Here, he heard the cries and saw Charest’s closed doors as a huge window of opportunity. That, plus it was basically the same concept as his previous effort. Think of a phone book but not the ones printed on paper.
“When I finished university, I wanted to start my first little business but I was struggling to make money off that business. The way that I was making money to pay rent and all that kind of stuff was by just helping small local businesses with their websites or their online marketing, but it was quite difficult at the start to find clients,” he related.
“What I realized was that there was no real place where local businesses could go and find locals to work with. I just decided to build this website and initially, it just had me on there and some of my friends: some of them were freelancing, others weren't, but I figured it would be good to have more than two people on there. Over time, we just started having more and more businesses using it, and then it evolved into what it is now. We have about 500 people based in New Zealand on the website and we have thousands of businesses that use it on a regular basis.”
Using the ‘Unicorn’ model, the art marketplace called ArtByLocals.ca went live last week with a few dozen artists and a modest selection of works by each. There are art categories to search through and each artist gets their own profile, which can link to their own websites, if such a thing exists. It’s firmly based in Alberta and contains enough prominent Edmonton and St. Albert-area artists’ names to make its more precise home obvious, but ArtByLocals strives to encapsulate all of Alberta, nay Canada.
The concept isn’t necessarily new and others have certainly tried it before. A project called Alberta Artography (started up by a Jasper-based organization called IOTAD in 2008) had much the same philosophy, though it focused mostly on producing a comprehensive traveller’s guide to all artists’ studios across the province. With funding hiccups along the way to fight against, it still exists primarily as a Facebook page where new events and other notices get posted.
ArtByLocals doesn’t have to worry about funding: a membership doesn’t cost anything.
“At the moment, it's free but we're hoping that people subscribe. If you subscribe, what happens is you will be featured on the front page and then in the future, you'll have access to different videos, special sponsorship when we do our advertising on Facebook or Instagram or elsewhere,” Charest noted.

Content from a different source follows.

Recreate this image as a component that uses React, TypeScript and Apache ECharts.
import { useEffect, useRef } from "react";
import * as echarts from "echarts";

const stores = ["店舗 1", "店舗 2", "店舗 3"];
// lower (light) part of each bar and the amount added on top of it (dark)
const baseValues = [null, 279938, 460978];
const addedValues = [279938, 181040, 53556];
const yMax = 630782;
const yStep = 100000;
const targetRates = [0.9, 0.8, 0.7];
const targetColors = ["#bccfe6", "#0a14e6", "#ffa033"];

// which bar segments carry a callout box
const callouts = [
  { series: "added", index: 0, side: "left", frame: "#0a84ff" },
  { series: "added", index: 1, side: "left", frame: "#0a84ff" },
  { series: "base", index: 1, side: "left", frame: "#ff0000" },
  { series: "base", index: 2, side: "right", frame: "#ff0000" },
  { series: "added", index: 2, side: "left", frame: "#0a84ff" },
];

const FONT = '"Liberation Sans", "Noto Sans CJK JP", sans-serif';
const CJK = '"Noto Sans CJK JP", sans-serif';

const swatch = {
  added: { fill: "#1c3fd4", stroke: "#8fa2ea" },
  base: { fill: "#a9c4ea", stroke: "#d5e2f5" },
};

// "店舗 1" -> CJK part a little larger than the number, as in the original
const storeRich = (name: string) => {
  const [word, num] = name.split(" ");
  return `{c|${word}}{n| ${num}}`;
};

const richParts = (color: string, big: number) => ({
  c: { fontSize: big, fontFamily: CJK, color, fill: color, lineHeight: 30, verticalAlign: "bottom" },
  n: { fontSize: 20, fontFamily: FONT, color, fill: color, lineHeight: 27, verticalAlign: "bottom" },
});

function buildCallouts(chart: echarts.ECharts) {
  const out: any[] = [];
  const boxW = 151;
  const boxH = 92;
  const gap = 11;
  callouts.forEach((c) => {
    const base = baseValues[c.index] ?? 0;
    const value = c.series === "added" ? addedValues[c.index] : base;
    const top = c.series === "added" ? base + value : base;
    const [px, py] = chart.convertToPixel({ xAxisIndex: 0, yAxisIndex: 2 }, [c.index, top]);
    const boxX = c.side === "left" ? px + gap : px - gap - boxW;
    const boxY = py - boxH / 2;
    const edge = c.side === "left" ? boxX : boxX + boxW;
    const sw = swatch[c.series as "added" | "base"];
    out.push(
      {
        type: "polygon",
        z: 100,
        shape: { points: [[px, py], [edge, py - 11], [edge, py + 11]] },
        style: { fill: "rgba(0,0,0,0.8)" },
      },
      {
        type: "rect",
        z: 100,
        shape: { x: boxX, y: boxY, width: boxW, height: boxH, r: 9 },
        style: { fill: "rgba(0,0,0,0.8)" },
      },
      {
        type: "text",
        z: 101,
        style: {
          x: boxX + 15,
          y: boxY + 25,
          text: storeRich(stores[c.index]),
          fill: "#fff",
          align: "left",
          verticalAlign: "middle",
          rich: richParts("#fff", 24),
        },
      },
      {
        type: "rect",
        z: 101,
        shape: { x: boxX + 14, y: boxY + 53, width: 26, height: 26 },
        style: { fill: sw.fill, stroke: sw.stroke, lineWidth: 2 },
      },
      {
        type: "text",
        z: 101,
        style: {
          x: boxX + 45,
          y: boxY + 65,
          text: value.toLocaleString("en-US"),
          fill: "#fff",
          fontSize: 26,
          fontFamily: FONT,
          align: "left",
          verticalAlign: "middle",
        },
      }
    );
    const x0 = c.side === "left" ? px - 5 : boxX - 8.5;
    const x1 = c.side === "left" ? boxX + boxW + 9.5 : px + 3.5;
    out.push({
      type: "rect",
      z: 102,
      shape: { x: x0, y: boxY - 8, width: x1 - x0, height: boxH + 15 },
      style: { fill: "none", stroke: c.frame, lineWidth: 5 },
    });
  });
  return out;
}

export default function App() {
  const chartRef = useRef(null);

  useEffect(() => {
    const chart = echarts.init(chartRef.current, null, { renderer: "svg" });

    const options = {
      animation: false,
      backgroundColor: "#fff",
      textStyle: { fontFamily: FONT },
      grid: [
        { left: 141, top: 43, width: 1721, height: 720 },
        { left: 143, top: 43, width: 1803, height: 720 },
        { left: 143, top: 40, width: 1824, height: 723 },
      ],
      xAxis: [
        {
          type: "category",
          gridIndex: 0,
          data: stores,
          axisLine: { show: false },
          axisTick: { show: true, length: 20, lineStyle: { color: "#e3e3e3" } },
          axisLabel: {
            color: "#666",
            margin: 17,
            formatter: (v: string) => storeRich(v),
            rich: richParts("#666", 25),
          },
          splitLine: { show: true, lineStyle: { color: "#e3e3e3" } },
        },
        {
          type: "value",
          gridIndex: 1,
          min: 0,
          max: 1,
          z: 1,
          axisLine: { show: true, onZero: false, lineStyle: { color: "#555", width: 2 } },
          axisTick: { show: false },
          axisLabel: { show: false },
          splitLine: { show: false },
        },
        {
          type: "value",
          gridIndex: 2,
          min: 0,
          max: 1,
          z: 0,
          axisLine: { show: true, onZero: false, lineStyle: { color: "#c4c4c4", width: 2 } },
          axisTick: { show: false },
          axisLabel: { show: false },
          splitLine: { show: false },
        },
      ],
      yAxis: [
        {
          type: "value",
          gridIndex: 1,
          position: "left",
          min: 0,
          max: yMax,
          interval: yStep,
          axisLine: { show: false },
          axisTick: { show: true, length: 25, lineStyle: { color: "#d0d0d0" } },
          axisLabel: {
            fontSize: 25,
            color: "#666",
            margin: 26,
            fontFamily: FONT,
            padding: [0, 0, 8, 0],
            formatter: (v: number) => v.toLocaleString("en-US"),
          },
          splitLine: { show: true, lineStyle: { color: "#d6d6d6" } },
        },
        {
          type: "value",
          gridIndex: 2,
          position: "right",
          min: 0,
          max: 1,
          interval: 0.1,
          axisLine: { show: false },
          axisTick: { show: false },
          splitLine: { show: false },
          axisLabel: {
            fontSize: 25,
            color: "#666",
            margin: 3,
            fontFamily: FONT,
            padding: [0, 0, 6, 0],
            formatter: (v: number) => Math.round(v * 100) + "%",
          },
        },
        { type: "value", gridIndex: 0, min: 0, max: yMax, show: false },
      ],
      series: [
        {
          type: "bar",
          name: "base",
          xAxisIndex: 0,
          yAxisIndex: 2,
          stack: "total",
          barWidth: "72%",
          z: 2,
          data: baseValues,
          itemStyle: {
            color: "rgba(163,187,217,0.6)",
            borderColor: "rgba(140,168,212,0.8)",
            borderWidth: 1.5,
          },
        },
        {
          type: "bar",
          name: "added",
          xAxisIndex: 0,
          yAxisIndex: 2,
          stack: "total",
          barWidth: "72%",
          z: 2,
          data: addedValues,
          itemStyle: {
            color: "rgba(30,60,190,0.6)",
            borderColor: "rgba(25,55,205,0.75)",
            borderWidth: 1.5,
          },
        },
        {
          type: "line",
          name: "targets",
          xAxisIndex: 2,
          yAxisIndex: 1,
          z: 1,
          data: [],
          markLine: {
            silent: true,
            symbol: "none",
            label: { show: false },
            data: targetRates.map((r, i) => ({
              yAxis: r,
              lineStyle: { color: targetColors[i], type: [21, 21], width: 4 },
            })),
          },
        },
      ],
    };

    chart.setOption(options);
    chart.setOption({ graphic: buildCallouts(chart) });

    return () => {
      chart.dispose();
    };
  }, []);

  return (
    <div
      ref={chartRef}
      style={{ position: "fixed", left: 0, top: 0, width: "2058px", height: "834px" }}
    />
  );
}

“In the first week, the goal was just to get some artists to sign up,” Finlayson continued, “but soon what we're going to be doing is we'll be advertising it through different channels. I think that there will be a lot of people out there who are keen to support the local art thing.”

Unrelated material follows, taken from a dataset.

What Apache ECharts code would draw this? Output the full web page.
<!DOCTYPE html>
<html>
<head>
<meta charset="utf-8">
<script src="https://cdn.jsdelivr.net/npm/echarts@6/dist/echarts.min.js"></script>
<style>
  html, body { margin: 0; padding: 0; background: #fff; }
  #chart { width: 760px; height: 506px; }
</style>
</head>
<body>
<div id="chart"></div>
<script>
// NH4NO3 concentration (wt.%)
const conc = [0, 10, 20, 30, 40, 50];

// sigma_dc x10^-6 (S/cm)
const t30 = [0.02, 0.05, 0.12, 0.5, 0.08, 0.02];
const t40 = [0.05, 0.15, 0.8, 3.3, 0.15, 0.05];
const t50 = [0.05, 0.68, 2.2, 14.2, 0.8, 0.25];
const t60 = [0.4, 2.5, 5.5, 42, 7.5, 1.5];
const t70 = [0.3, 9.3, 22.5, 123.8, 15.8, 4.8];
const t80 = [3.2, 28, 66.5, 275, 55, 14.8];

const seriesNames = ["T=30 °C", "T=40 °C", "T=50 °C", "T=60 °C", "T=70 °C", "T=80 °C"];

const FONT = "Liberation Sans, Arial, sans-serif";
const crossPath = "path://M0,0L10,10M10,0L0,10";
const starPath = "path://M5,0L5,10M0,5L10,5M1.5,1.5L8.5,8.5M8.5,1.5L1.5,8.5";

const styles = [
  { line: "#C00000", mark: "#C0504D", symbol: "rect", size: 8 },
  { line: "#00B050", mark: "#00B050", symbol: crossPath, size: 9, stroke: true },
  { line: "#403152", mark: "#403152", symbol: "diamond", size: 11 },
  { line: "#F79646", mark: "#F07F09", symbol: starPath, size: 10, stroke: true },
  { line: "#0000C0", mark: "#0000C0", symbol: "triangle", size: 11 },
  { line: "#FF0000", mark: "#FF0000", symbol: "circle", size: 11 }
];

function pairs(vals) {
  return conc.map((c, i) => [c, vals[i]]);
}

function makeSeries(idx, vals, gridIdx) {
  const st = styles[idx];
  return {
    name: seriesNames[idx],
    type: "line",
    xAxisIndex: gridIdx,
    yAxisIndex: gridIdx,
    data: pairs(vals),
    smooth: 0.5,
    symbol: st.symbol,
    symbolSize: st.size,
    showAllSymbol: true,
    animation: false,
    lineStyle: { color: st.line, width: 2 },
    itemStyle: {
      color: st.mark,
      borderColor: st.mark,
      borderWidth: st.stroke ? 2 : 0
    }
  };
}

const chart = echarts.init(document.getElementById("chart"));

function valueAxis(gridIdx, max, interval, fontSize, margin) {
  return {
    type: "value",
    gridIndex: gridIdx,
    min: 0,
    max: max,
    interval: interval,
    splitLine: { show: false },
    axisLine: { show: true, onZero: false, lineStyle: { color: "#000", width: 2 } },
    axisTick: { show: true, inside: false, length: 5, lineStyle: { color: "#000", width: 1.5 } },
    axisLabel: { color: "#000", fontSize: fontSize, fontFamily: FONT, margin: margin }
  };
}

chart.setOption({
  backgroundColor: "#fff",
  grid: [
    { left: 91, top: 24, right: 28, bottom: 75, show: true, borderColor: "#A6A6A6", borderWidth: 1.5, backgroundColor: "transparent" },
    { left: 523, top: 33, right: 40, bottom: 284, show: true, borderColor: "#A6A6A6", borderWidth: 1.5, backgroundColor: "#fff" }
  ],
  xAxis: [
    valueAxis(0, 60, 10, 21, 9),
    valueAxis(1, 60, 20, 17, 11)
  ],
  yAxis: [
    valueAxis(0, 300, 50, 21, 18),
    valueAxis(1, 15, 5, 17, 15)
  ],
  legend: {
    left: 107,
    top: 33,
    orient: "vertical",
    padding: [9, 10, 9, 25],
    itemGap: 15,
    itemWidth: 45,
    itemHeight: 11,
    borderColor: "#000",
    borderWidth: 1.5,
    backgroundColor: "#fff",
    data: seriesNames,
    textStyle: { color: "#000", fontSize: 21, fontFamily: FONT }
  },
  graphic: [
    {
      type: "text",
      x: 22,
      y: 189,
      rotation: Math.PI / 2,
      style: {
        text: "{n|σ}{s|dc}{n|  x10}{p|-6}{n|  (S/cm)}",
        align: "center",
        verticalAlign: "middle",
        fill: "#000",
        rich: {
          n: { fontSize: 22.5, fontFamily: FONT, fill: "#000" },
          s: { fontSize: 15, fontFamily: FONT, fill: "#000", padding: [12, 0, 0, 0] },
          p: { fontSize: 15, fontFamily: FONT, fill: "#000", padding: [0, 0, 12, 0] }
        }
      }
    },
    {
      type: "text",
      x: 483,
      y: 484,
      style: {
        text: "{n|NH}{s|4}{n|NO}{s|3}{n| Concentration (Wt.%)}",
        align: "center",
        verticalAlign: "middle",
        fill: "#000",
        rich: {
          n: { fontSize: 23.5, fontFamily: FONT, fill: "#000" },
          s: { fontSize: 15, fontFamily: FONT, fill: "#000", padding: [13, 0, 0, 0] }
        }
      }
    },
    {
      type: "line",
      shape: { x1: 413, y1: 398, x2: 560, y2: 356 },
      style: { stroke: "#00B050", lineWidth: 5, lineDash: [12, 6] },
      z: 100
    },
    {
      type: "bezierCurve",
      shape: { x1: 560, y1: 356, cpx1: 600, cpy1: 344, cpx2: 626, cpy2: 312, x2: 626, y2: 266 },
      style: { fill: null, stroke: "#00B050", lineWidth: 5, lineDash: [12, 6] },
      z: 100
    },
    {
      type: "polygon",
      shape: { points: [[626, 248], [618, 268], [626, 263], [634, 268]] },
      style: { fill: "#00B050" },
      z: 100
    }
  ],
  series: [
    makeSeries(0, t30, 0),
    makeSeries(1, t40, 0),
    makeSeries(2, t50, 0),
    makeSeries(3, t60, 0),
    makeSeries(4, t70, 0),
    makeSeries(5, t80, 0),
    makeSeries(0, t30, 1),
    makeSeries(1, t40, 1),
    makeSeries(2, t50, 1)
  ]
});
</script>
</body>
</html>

It also does solve that daunting prospect by paving the way for those shy artists to get digital. If they have websites already, ArtByLocals can link to them on each artist's profile.
"If you're a painter that doesn't paint 200 works a year and creates only 10, it's almost not worth it to have a website but something like this would be good for them because at least they'd have a place to send people to look at their artwork online," Charest added.
“It caters to everybody, but I think that it's like a little niche that it might help people too. We're just hoping that local people help local artists and just shop local.”